Nucleus : Nucleus is dense and spherical organelle. Nucleus is bounded by two membranes, both forming nuclear envelope. Nuclear envelope contains many pores known as nuclear pores. The fluid which is inside the nucleus is called nucleoplasm. Nucleus contains chromosomes and chromosomes contain genes which are the carriers of genetic information.

Functions:

  • Nucleus controls all the metabolic activities of cell.
  • Nucleus is the storehouse of genes. Without nucleus, cell can neither survive nor shows specialized activities. 

Transport of Substances through Plasma Membrane

Substance can pass through plasma membrane by two processes: Diffusion and Osmosis.

Diffusion: It is the process of movement of substances from its high concentration to low concentration.

During the respiration, carbon dioxide is given out a waste product and accumulates in higher concentration inside the cell compared to outside. Due to the difference in concentration inside and outside the cell, CO2 start moving out of the cell.

Osmosis : It is the process of movement of water from its high concentration to its low concentration through semi-permeable membrane.
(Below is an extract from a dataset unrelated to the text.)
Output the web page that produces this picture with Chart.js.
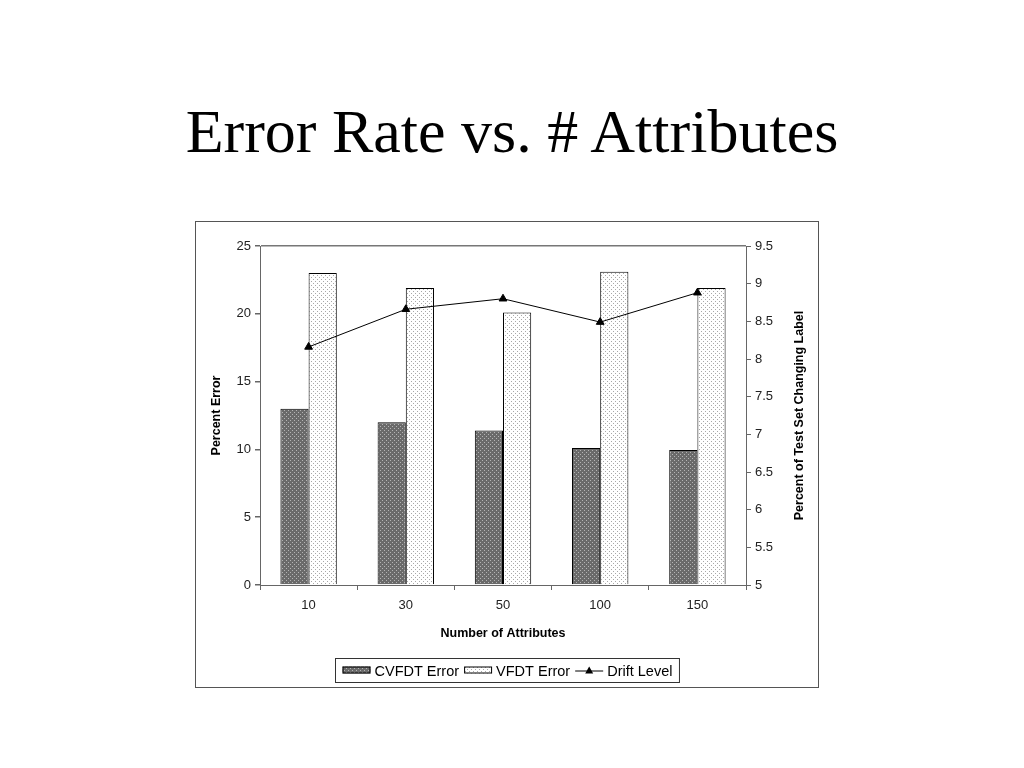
<!DOCTYPE html>
<html>
<head>
<meta charset="utf-8">
<script src="https://cdn.jsdelivr.net/npm/chart.js@4.4.0/dist/chart.umd.min.js"></script>
<style>
  body { margin: 0; background: #fff; width: 1024px; height: 768px; position: relative; overflow: hidden; }
  #title { position: absolute; left: 0; width: 1024px; top: 100px; text-align: center;
           font-family: "Liberation Serif", "Times New Roman", serif; font-size: 62px; color: #000; line-height: 1; }
  #box { position: absolute; left: 195px; top: 221px; width: 622px; height: 465px; border: 1px solid #555; }
  #box canvas { display: block; }
</style>
</head>
<body>
<div id="title">Error Rate vs. # Attributes</div>
<div id="box"><canvas id="chart" width="622" height="465"></canvas></div>
<script>
var categories = ['10', '30', '50', '100', '150'];
var cvfdtError = [13.0, 12.0, 11.4, 10.1, 9.95];
var vfdtError = [23.0, 21.9, 20.1, 23.1, 21.9];
var driftLevel = [8.16, 8.66, 8.80, 8.49, 8.88];
var seriesNames = ['CVFDT Error', 'VFDT Error', 'Drift Level'];

var tickFont = { family: 'Liberation Sans, Arial, sans-serif', size: 13 };
var titleFont = { family: 'Liberation Sans, Arial, sans-serif', size: 12.5, weight: 'bold' };
var axisColor = '#666';

function makePattern(bg, dot, cells) {
    var c = document.createElement('canvas');
    c.width = 4; c.height = 4;
    var g = c.getContext('2d');
    g.fillStyle = bg;
    g.fillRect(0, 0, 4, 4);
    g.fillStyle = dot;
    cells.forEach(function(p){ g.fillRect(p[0], p[1], 1, 1); });
    return g.createPattern(c, 'repeat');
}
var darkFill = makePattern('#6a6a6a', '#b4b4b4', [[0, 0], [2, 2]]);
var lightFill = makePattern('#ffffff', '#a8a8a8', [[1, 1], [3, 3]]);

// right axis title (reads bottom to top) and boxed legend
var extras = {
    id: 'extras',
    afterDraw: function(chart) {
        var ctx = chart.ctx;
        var area = chart.chartArea;
        ctx.save();
        ctx.fillStyle = '#000';
        ctx.font = 'bold 12.5px Liberation Sans, Arial, sans-serif';
        ctx.textAlign = 'center';
        ctx.textBaseline = 'middle';
        ctx.translate(area.right + 54, (area.top + area.bottom) / 2);
        ctx.rotate(-Math.PI / 2);
        ctx.fillText('Percent of Test Set Changing Label', 0, 0);
        ctx.restore();

        // legend
        ctx.save();
        ctx.font = '14.5px Liberation Sans, Arial, sans-serif';
        var swW = 28, gap = 4, itemGap = 5, pad = 7;
        var widths = seriesNames.map(function(n){ return swW + gap + ctx.measureText(n).width; });
        var total = widths.reduce(function(a, b){ return a + b; }, 0) + itemGap * 2 + pad * 2;
        var lx = Math.round(chart.width / 2 - total / 2) + 0.5;
        var ly = 436.5, lh = 24;
        ctx.strokeStyle = '#333';
        ctx.lineWidth = 1;
        ctx.strokeRect(lx, ly, total, lh);
        var cy = ly + lh / 2;
        var x = lx + pad;
        ctx.textBaseline = 'middle';
        ctx.textAlign = 'left';
        [darkFill, lightFill].forEach(function(f, i){
            ctx.fillStyle = f;
            ctx.fillRect(x, cy - 4, swW, 7);
            ctx.strokeStyle = '#000';
            ctx.strokeRect(x + 0.5, cy - 3.5, swW - 1, 6);
            ctx.fillStyle = '#000';
            ctx.fillText(seriesNames[i], x + swW + gap, cy + 1);
            x += widths[i] + itemGap;
        });
        ctx.strokeStyle = '#000';
        ctx.beginPath();
        ctx.moveTo(x, cy + 0.5);
        ctx.lineTo(x + swW, cy + 0.5);
        ctx.stroke();
        ctx.beginPath();
        ctx.moveTo(x + swW / 2, cy - 4);
        ctx.lineTo(x + swW / 2 + 4, cy + 3);
        ctx.lineTo(x + swW / 2 - 4, cy + 3);
        ctx.closePath();
        ctx.fillStyle = '#000';
        ctx.fill();
        ctx.fillText(seriesNames[2], x + swW + gap, cy + 1);
        ctx.restore();
    }
};

new Chart(document.getElementById('chart'), {
    data: {
        labels: categories,
        datasets: [{
            type: 'line',
            label: seriesNames[2],
            data: driftLevel,
            yAxisID: 'y2',
            borderColor: '#000',
            backgroundColor: '#000',
            borderWidth: 1,
            pointStyle: 'triangle',
            pointRadius: 4.5,
            pointBorderWidth: 1,
            tension: 0,
            order: 0
        }, {
            type: 'bar',
            label: seriesNames[0],
            data: cvfdtError,
            yAxisID: 'y',
            backgroundColor: darkFill,
            borderColor: '#000',
            borderWidth: 1,
            barPercentage: 1,
            categoryPercentage: 0.58,
            order: 1
        }, {
            type: 'bar',
            label: seriesNames[1],
            data: vfdtError,
            yAxisID: 'y',
            backgroundColor: lightFill,
            borderColor: '#000',
            borderWidth: 1,
            barPercentage: 1,
            categoryPercentage: 0.58,
            order: 1
        }]
    },
    options: {
        responsive: false,
        animation: false,
        layout: { padding: { left: 9, right: 0, top: 24, bottom: 42 } },
        plugins: { legend: { display: false }, tooltip: { enabled: false } },
        scales: {
            x: {
                offset: true,
                grid: { offset: true, drawOnChartArea: false, tickLength: 5, color: axisColor },
                border: { color: axisColor },
                ticks: { font: tickFont, color: '#222', padding: 8, maxRotation: 0 },
                title: { display: true, text: 'Number of Attributes', font: titleFont, color: '#000', padding: { top: 4, bottom: 4 } },
                afterFit: function(s){ s.height = 60; }
            },
            y: {
                position: 'left',
                min: 0, max: 25,
                ticks: { stepSize: 5, font: tickFont, color: '#222', padding: 4 },
                grid: {
                    drawOnChartArea: true, tickLength: 5, tickColor: axisColor,
                    color: function(c){ return c.tick && c.tick.value === 25 ? '#777' : 'rgba(0,0,0,0)'; },
                    lineWidth: 1.5
                },
                border: { color: axisColor },
                title: { display: true, text: 'Percent Error', font: titleFont, color: '#000', padding: { top: 4, bottom: 4 } },
                afterFit: function(s){ s.width = 55; }
            },
            y2: {
                position: 'right',
                min: 5, max: 9.5,
                ticks: {
                    stepSize: 0.5, font: tickFont, color: '#222', padding: 4,
                    callback: function(v){ return String(v); }
                },
                grid: { drawOnChartArea: false, tickLength: 5, color: axisColor },
                border: { color: axisColor },
                afterFit: function(s){ s.width = 72; }
            }
        }
    },
    plugins: [extras]
});
</script>
</body>
</html>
  • If the medium surrounding the cell has higher water concentration than in cell, cell will gain water by osmosis. Such dilute solution is called Hypotonic solution. Though water molecules pass across plasma membrane in both sides but more water will enter inside the cell. The cell is therefore, swell up and increase in volume. This process is called Endosmosis.
  • If the medium surrounding the cell is exactly the same water concentration as inside the cell, there will no net movement of water across membrane resulting in no change in size of cell. Such solution is called Isotonic solution.
  • If the medium surrounding the cell has lower water concentration than inside the cell, the cell will lose water through osmosis. Such concentrated solution is called Hypertonic solution. The cell will therefore, shrink and reduce in volume. This process is known as Exosmosis.